The Liverpool View: When public service broadcasting becomes public sector broadcasting

Peter Goddard is a Senior Lecturer in Media and Communication in the University of Liverpool’s Department of Communication and Media

Perhaps it was a slip of the tongue, but something Baroness Neville-Rolfe said last week may have far-reaching repercussions for the future of British broadcasting.

The House of Lords was discussing the future of Channel 4, following up remarks made by David Cameron in the Commons suggesting that the Channel’s future might be best secured through privatisation. The tone was a concerned one. Their Lordships praised Channel 4 for its Paralympics coverage and for Channel 4 News, suggesting that a privatised channel would struggle to sustain programming of this sort. ‘If it ain’t broke, don’t fix it’, said Lord Chris Holmes, a Conservative peer and former Olympian. Baroness Olly Grender, a Liberal-Democrat, went further, accusing the government of placing Channel 4 ‘under threat of what looks like the equivalent of a one-off car-boot sale’.

Public sector broadcasting

Replying for the government was Lucy Neville-Rolfe, probably the only member of the House with blue hair. She reassured her questioners that the process for considering Channel 4’s future was an ‘objective’ one, that it was not ‘under threat’, and that the Channel’s unique remit to deliver innovative content with diverse appeal would be protected. But then she said it: The options that the government are examining represent ‘an important part of decisions on public sector broadcasting’.

For more than 90 years, the concept of public service broadcasting has been at the heart of the British broadcasting model. Broadcasters were tasked with offering their audiences ‘the best of everything’ – programmes whose goal was collective public benefit in the broadest sense – rather than simply courting popularity or revenue. Nowadays, the British public service broadcasters have lost their exclusivity and take their place in a broader multi-channel market. But they continue to occupy the top five slots in electronic programme guides and to set the standards for what has become one of the world’s most successful broadcasting systems, whether measured in audience satisfaction or in export revenues.

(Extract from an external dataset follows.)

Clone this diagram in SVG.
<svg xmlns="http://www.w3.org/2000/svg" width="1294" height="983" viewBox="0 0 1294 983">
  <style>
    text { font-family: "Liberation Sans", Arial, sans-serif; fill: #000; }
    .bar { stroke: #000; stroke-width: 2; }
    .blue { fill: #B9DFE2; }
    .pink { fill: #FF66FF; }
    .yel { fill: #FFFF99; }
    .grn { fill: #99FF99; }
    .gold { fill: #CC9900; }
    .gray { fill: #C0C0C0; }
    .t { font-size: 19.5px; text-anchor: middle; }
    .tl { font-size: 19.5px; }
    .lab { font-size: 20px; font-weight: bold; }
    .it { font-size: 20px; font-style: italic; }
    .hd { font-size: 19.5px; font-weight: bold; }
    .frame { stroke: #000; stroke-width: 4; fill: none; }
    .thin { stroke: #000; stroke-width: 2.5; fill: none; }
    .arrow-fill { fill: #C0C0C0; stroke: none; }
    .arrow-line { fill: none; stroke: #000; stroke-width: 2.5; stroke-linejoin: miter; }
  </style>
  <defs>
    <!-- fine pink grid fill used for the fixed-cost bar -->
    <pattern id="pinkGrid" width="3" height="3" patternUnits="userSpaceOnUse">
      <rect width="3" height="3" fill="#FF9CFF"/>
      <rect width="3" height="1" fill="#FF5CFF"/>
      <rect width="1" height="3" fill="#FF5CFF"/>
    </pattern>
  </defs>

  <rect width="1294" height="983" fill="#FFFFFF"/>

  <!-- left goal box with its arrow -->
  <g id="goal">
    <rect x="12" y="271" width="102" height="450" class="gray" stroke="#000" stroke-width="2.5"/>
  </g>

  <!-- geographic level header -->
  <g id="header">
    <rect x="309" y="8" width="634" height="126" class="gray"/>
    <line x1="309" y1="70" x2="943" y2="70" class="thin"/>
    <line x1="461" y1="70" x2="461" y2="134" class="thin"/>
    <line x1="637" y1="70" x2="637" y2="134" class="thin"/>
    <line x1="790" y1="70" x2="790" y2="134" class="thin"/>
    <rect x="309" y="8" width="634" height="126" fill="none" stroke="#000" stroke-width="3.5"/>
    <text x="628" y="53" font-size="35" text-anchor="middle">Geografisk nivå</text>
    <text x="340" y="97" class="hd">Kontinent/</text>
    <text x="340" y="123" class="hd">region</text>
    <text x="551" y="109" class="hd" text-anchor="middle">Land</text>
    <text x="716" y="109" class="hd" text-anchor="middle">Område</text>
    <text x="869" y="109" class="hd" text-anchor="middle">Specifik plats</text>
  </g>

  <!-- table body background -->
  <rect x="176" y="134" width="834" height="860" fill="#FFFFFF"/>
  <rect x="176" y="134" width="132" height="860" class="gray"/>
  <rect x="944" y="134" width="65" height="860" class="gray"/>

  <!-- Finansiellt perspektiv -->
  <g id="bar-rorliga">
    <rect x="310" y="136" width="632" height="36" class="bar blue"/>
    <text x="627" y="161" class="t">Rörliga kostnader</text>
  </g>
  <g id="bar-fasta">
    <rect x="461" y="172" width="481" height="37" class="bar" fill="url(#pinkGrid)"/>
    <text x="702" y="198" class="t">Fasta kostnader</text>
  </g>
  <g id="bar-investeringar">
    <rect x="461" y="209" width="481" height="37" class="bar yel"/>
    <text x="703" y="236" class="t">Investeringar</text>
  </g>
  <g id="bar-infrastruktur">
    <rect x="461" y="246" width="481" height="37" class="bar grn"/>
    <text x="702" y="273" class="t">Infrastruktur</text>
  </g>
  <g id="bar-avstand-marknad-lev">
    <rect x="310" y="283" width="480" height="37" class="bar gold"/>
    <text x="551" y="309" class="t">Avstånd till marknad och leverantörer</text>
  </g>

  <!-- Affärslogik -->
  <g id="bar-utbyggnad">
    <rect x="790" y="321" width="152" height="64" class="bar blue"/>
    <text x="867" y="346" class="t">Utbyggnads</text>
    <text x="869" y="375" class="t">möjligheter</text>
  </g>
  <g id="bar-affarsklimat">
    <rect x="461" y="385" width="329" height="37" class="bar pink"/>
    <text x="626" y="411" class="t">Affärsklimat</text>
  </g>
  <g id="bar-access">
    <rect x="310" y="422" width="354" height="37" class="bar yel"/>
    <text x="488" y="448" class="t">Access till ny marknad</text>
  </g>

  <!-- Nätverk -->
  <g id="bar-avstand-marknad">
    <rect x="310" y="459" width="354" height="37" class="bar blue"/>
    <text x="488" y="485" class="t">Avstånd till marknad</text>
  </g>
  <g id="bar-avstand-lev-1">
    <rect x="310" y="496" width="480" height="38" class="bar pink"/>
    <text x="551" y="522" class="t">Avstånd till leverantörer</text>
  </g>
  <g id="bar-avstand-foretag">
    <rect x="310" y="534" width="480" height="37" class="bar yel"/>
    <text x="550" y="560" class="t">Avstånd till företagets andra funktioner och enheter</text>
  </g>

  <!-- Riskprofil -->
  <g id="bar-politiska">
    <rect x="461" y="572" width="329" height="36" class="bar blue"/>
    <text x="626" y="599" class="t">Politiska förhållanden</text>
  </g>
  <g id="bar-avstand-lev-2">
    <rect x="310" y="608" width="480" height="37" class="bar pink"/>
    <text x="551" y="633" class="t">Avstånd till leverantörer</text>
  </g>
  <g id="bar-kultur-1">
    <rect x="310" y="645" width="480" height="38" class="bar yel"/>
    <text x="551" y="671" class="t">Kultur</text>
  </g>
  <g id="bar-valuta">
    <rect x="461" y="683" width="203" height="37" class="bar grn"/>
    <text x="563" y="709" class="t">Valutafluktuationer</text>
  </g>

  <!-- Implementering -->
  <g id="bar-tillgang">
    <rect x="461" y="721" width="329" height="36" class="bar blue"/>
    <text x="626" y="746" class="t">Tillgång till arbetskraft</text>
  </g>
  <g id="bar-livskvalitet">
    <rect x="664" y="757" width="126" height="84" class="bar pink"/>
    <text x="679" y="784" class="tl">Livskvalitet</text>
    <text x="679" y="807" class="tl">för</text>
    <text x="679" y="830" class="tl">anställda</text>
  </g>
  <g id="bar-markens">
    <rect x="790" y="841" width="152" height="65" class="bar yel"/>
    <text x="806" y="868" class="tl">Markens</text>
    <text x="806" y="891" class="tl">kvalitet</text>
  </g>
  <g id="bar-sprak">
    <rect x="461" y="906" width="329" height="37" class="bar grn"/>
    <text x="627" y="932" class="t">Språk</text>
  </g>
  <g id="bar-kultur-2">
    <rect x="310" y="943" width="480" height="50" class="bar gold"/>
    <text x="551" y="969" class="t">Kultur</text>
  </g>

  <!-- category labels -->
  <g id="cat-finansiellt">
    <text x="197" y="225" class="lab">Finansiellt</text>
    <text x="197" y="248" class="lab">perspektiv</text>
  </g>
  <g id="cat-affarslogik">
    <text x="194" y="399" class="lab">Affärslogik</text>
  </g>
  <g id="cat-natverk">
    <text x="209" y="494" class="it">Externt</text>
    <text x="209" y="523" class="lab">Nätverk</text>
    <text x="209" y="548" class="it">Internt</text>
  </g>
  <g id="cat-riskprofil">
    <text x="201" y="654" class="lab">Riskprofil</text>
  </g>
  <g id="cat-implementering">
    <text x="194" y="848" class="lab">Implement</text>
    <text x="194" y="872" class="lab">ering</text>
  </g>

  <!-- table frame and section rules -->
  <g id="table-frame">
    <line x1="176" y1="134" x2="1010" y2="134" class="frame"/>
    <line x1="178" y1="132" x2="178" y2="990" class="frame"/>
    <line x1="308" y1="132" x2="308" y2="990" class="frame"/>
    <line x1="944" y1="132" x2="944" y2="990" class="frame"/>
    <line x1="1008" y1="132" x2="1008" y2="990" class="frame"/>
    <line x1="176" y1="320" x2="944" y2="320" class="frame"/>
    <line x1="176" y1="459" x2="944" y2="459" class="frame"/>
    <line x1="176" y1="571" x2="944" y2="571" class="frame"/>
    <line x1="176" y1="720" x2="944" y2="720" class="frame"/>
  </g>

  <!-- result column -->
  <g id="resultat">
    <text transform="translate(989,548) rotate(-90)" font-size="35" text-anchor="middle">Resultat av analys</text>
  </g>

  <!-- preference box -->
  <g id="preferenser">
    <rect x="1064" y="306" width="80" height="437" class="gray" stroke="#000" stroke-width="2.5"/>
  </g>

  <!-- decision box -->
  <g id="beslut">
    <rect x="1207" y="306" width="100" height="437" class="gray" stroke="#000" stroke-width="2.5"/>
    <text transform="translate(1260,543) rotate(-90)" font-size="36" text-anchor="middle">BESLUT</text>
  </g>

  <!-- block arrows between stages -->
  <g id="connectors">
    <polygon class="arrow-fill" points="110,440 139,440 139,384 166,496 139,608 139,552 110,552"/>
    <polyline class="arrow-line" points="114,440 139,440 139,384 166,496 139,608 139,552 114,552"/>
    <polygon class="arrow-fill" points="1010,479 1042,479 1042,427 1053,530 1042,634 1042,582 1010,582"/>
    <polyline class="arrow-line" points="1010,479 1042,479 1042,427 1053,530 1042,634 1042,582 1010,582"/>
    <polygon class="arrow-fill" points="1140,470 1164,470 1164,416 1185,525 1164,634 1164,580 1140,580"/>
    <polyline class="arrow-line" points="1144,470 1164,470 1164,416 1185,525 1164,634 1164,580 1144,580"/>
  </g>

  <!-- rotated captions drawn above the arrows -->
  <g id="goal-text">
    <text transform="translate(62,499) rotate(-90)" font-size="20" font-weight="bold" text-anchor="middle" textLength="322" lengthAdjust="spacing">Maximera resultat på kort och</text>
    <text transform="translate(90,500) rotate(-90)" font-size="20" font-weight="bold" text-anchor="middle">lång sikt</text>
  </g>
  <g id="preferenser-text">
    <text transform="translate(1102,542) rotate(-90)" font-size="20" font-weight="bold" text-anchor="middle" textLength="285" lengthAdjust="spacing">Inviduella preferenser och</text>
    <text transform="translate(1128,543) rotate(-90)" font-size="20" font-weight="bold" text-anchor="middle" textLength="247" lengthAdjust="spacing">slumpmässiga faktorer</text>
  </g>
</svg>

”Privatisation would raise money for the Treasury, while removing a public benefit organisation from public ownership and repositioning it to generate profit for private shareholders, with a likely focus on short-term profit at the expense of longstanding public service commitments”

Despite this, and regardless of Lady Neville-Rolfe’s assurances, British public service broadcasting is operating in an atmosphere of heightened threat levels. Channel 4 faces the possibility of a sell-off, apparently for ideological reasons – a move threatened by Margaret Thatcher’s Conservatives and successfully resisted in 1990. Privatisation would raise money for the Treasury, while removing a public benefit organisation from public ownership and repositioning it to generate profit for private shareholders – shareholders who, its Chief Executive warns, would be likely to focus on short-term profit at the expense of longstanding public service commitments.

An even greater threat may come from the BBC’s current Charter Review process. On the face of it, the recent Green Paper consultation about the future of the BBC seemed even-handed enough. But David Cameron’s governments have plenty of form in their dealings with the Corporation – the 2010 licence fee freeze, Cameron’s off-the-record election-time threat to ‘close down’ the BBC, and the sudden ‘agreement’ in July that the BBC must fund television licences for over-75s are three of the most obvious examples. So it is not surprising that supporters of public service broadcasting are suspicious of government motives.

Terminology matters

Back then to Lady Neville-Rolfe’s words. Public service broadcasting is a phrase that embodies its own value – it is hard not to think of broadcasting that seeks to serve the public as a social positive, and this makes it difficult for its many ideological and commercial opponents to argue against it. Terminology matters. But Lady Neville-Rolfe spoke of public sector broadcasting. It sounds almost the same, but this is a term that simply refers to a funding model for broadcasting. It makes no claim to benefit anybody, and so – by implication – nothing would be lost if a different funding model were to be adopted instead. If public service broadcasting’s opponents can change the terminology, they may be able to affect the psychology of the debate itself. It will be fascinating to see whether ‘public sector broadcasting’ is a term that government spokespeople begin to adopt more widely. If they do, it suggests that worrying times are ahead for the BBC and Channel 4.

Strangely, there is an interesting precedent for this sort of terminological sleight-of-hand in the creation of ITV in 1954. Amid substantial opposition from supporters of the BBC’s monopoly, Churchill’s government introduced a Television Act which sought to establish ‘commercial television’ – a concept with obvious negative connotations in comparison with the publicly-funded BBC. But, following an inspired amendment, the Act as passed introduced ‘independent television’ – a notion which offered a much more positive appeal, as well as evidence that terminology matters in broadcasting policy debates.